Thursday, January 8, 2009

Conventions and Meetings

I am leaving tomorrow for our big annual meeting. This is my 12th year working this event. That number pretty much puts me at the grown ups table.

“What was your first Annual Meeting?” is a common question among our veterans.

I remember the question being posed to my friend Jeff in IT. “Charlotte” was his answer. I narrowed my eyes and looked at him. Then figured it out:

“Oh, you must mean Charlotte 2. Charlotte 1 was my first Meeting.” And I realized that I sound like one of those people. That require the acknowledgement of seven additional years of meetings for the maintenance of my own self-worth.

I have noticed that at some point, these meetings that only happen for one week out of the year, start to run together. And the old people will sit around and say something like, “I remember a really great steakhouse in the Hilton. That had to have been in Houston. No, it was Albuquerque. What year was that?”

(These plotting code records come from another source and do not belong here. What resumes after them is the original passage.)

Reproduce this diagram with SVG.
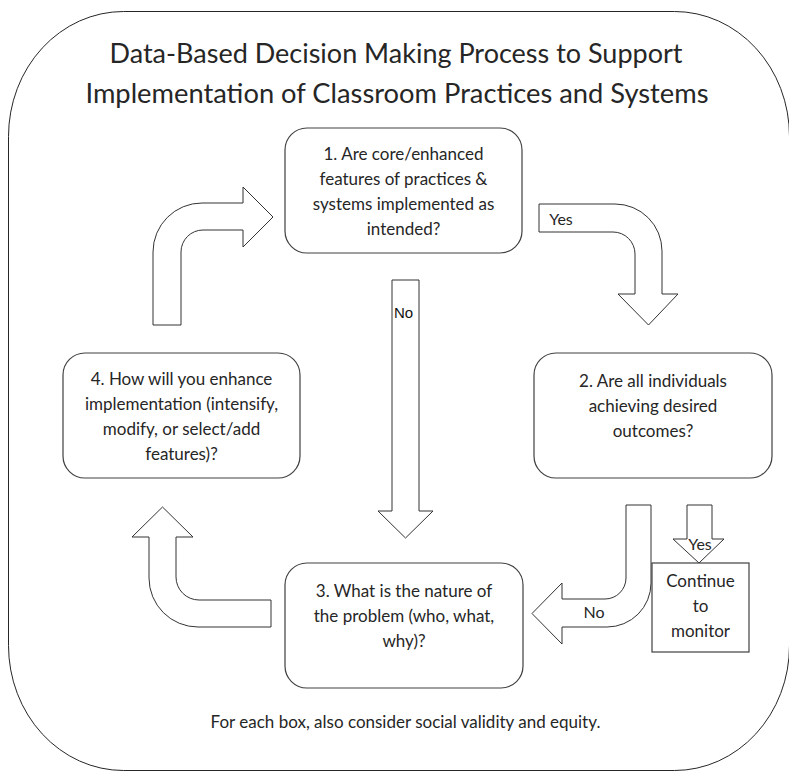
<svg xmlns="http://www.w3.org/2000/svg" width="789" height="772" viewBox="0 0 789 772">
<style>
.frame{fill:#fff;stroke:#262626;stroke-width:1}
.box{fill:#fff;stroke:#404040;stroke-width:1.2}
.arr{fill:#fff;stroke:#333;stroke-width:1}
.t{font-family:Lato,'Open Sans',sans-serif;fill:#262626;text-anchor:middle}
.title{font-size:27px}
.bt{font-size:17px}
.lbl{font-size:16px}
.arial{font-family:'Liberation Sans',Arial,sans-serif;font-size:15px;fill:#111}
</style>
<rect width="789" height="772" fill="#fff"/>
<g id="frame">
<rect class="frame" x="8.5" y="11.5" width="781" height="759" rx="115" ry="125"/>
</g>
<g id="title">
<text class="t title" x="396" y="63">Data-Based Decision Making Process to Support</text>
<text class="t title" x="397" y="103" style="font-size:27.3px">Implementation of Classroom Practices and Systems</text>
</g>
<g id="connectors">
<path class="arr" d="M539,204 H615 A47,47 0 0 1 662,251 V294 H678 L648.5,325 L618,294 H635 V254 A22,22 0 0 0 613,232 H539 Z"/>
<text class="t lbl" x="561" y="225">Yes</text>
<path class="arr" d="M392,280 H419 V511 H433 L405.5,538 L378,511 H392 Z"/>
<text class="arial" x="394" y="318">No</text>
<path class="arr" d="M626,505 H651 V583 A44,44 0 0 1 607,627 H562 V644 L532,613.5 L562,583 V599 H605 A21,21 0 0 0 626,578 Z"/>
<text class="t lbl" x="594" y="618">No</text>
<path class="arr" d="M687,505 H712 V539 H724 L699,563 L673,539 H687 Z"/>
<text class="t lbl" x="700" y="550">Yes</text>
<path class="arr" d="M271,600 V627 H198 A49,49 0 0 1 149,578 V537 H132 L162.5,507 L193,537 H176 V577 A23,23 0 0 0 199,600 Z"/>
<path class="arr" d="M153,325 V252 A49,49 0 0 1 202,203 H243 V187 L273,217 L243,247 V230 H203 A22,22 0 0 0 181,252 V325 Z"/>
</g>
<g id="box1">
<rect class="box" x="285" y="128" width="237" height="125" rx="22"/>
<text class="t bt" x="403.5" y="160">1. Are core/enhanced</text>
<text class="t bt" x="403.5" y="185">features of practices &amp;</text>
<text class="t bt" x="403.5" y="210">systems implemented as</text>
<text class="t bt" x="403.5" y="235">intended?</text>
</g>
<g id="box2">
<rect class="box" x="534" y="353" width="238" height="125" rx="22"/>
<text class="t bt" x="653" y="387">2. Are all individuals</text>
<text class="t bt" x="653" y="412">achieving desired</text>
<text class="t bt" x="653" y="437">outcomes?</text>
</g>
<g id="box3">
<rect class="box" x="285" y="563" width="238" height="125" rx="22"/>
<text class="t bt" x="404" y="597">3. What is the nature of</text>
<text class="t bt" x="404" y="622">the problem (who, what,</text>
<text class="t bt" x="404" y="647">why)?</text>
</g>
<g id="box4">
<rect class="box" x="63" y="353" width="237" height="125" rx="22"/>
<text class="t bt" x="181.5" y="385">4. How will you enhance</text>
<text class="t bt" x="181.5" y="410">implementation (intensify,</text>
<text class="t bt" x="181.5" y="435">modify, or select/add</text>
<text class="t bt" x="181.5" y="460">features)?</text>
</g>
<g id="monitor">
<rect class="box" x="652" y="563" width="97" height="89"/>
<text class="t bt" x="700.5" y="587">Continue</text>
<text class="t bt" x="700.5" y="612">to</text>
<text class="t bt" x="700.5" y="637">monitor</text>
</g>
<g id="note">
<text class="t" style="font-size:17px" x="405.5" y="728">For each box, also consider social validity and equity.</text>
</g>
</svg>
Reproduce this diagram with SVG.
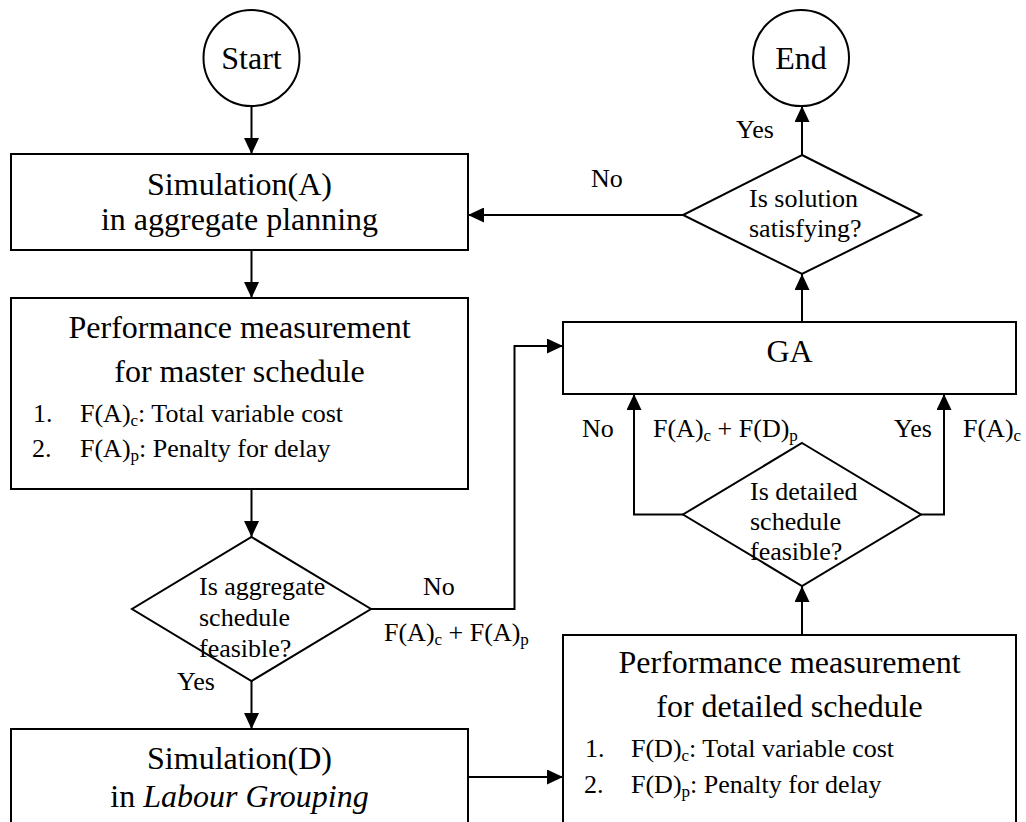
<svg xmlns="http://www.w3.org/2000/svg" width="1026" height="822" viewBox="0 0 1026 822">
  <defs>
    <marker id="arrow" markerUnits="userSpaceOnUse" markerWidth="16" markerHeight="15" refX="16" refY="7.5" orient="auto">
      <path d="M0,0 L16,7.5 L0,15 z" fill="#000"/>
    </marker>
    <style>
      .shape { fill: #fff; stroke: #000; stroke-width: 2; }
      .link { fill: none; stroke: #000; stroke-width: 2; }
      .arr { marker-end: url(#arrow); }
      text { font-family: "Liberation Serif", "Times New Roman", serif; fill: #000; }
      .big { font-size: 32px; }
      .mid { font-size: 26px; }
      .sub { font-size: 17px; }
      .c { text-anchor: middle; }
    </style>
  </defs>

  <rect width="1026" height="822" fill="#fff"/>

  <!-- connectors -->
  <g id="connectors">
    <line class="link arr" x1="251.5" y1="106" x2="251.5" y2="154"/>
    <line class="link arr" x1="251.5" y1="250" x2="251.5" y2="298"/>
    <line class="link arr" x1="251.5" y1="489" x2="251.5" y2="537"/>
    <line class="link arr" x1="251.5" y1="681" x2="251.5" y2="729"/>
    <polyline class="link arr" points="371,609 514.5,609 514.5,346 563,346"/>
    <line class="link arr" x1="468" y1="777" x2="563" y2="777"/>
    <line class="link arr" x1="802" y1="635" x2="802" y2="586"/>
    <polyline class="link arr" points="683,514.5 634,514.5 634,394"/>
    <polyline class="link arr" points="921,514.5 944,514.5 944,394"/>
    <line class="link arr" x1="802" y1="322" x2="802" y2="274"/>
    <line class="link arr" x1="683" y1="215" x2="468" y2="215"/>
    <line class="link arr" x1="802" y1="155" x2="802" y2="106"/>
    <!-- branch labels -->
    <text class="mid" x="423" y="595">No</text>
    <text class="mid" x="384" y="641">F(A)<tspan class="sub" dy="4">c</tspan><tspan dy="-4"> + F(A)</tspan><tspan class="sub" dy="4">p</tspan></text>
    <text class="mid" x="177" y="690">Yes</text>
    <text class="mid" x="582" y="437">No</text>
    <text class="mid" x="653" y="437">F(A)<tspan class="sub" dy="4">c</tspan><tspan dy="-4"> + F(D)</tspan><tspan class="sub" dy="4">p</tspan></text>
    <text class="mid" x="894" y="437">Yes</text>
    <text class="mid" x="963" y="437">F(A)<tspan class="sub" dy="4">c</tspan></text>
    <text class="mid" x="591" y="187">No</text>
    <text class="mid" x="736" y="138">Yes</text>
  </g>

  <g id="start">
    <circle class="shape" cx="251.5" cy="58" r="48"/>
    <text class="big c" x="251.5" y="69">Start</text>
  </g>

  <g id="end">
    <circle class="shape" cx="801" cy="58" r="48"/>
    <text class="big c" x="801" y="69">End</text>
  </g>

  <g id="simulation-a">
    <rect class="shape" x="11" y="154" width="457" height="96"/>
    <text class="big c" x="239.5" y="195">Simulation(A)</text>
    <text class="big c" x="239.5" y="230">in aggregate planning</text>
  </g>

  <g id="performance-master">
    <rect class="shape" x="11" y="298" width="457" height="191"/>
    <text class="big c" x="239.5" y="338">Performance measurement</text>
    <text class="big c" x="239.5" y="382">for master schedule</text>
    <text class="mid" x="33" y="422">1.</text>
    <text class="mid" x="80" y="422">F(A)<tspan class="sub" dy="4">c</tspan><tspan dy="-4">: Total variable cost</tspan></text>
    <text class="mid" x="32" y="457">2.</text>
    <text class="mid" x="80" y="457">F(A)<tspan class="sub" dy="4">p</tspan><tspan dy="-4">: Penalty for delay</tspan></text>
  </g>

  <g id="aggregate-feasible">
    <polygon class="shape" points="251.5,537 371,609 251.5,681 132,609"/>
    <text class="mid" x="199" y="595">Is aggregate</text>
    <text class="mid" x="199" y="626">schedule</text>
    <text class="mid" x="199" y="657">feasible?</text>
  </g>

  <g id="simulation-d">
    <rect class="shape" x="11" y="729" width="457" height="120"/>
    <text class="big c" x="239.5" y="769">Simulation(D)</text>
    <text class="big c" x="239.5" y="807">in <tspan font-style="italic">Labour Grouping</tspan></text>
  </g>

  <g id="performance-detailed">
    <rect class="shape" x="563" y="635" width="453" height="220"/>
    <text class="big c" x="789.5" y="673">Performance measurement</text>
    <text class="big c" x="789.5" y="717">for detailed schedule</text>
    <text class="mid" x="585" y="757">1.</text>
    <text class="mid" x="631" y="757">F(D)<tspan class="sub" dy="4">c</tspan><tspan dy="-4">: Total variable cost</tspan></text>
    <text class="mid" x="584" y="793">2.</text>
    <text class="mid" x="631" y="793">F(D)<tspan class="sub" dy="4">p</tspan><tspan dy="-4">: Penalty for delay</tspan></text>
  </g>

  <g id="detailed-feasible">
    <polygon class="shape" points="802,443 921,514.5 802,586 683,514.5"/>
    <text class="mid" x="750" y="500">Is detailed</text>
    <text class="mid" x="750" y="530">schedule</text>
    <text class="mid" x="750" y="560">feasible?</text>
  </g>

  <g id="ga">
    <rect class="shape" x="563" y="322" width="453" height="72"/>
    <text class="big c" x="789.5" y="362">GA</text>
  </g>

  <g id="solution-satisfying">
    <polygon class="shape" points="802,155 921,215 802,274 683,215"/>
    <text class="mid" x="749" y="207">Is solution</text>
    <text class="mid" x="749" y="237">satisfying?</text>
  </g>
</svg>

And I have joined them. Here are a few more:

“That was the year the lady fell down the escalator and had to go to the ER. We learned a lot about ‘traffic control’ that night.”

“No, I don’t remember the keynote speaker, but I remember the prostitutes sneaking into the Convention Center. Marsha figured out they were wearing fake badges and threw them out herself!”

“Brad was coordinating security, but he had a family emergency. We asked Cody to step in and his first question was, ‘Do I get to carry a gun?’”

“So Don dragged us 10 blocks out of our way because he had to have a ‘Mothers sandwich’. Swore it was the best lunch in New Orleans, as we stood outside this dive, waiting in line. Dude was right!”

Not long ago my friend Rolland (whose first Meeting was when I was in Kindergarten) and I noted that some of the stories have become legend. In the “I’m not sure which part is actually true” way.

Getting a good story out of it is the entire point, I think. Except now that I have stories, what I really want is no surprises at all. And that’s how I really know I am getting old.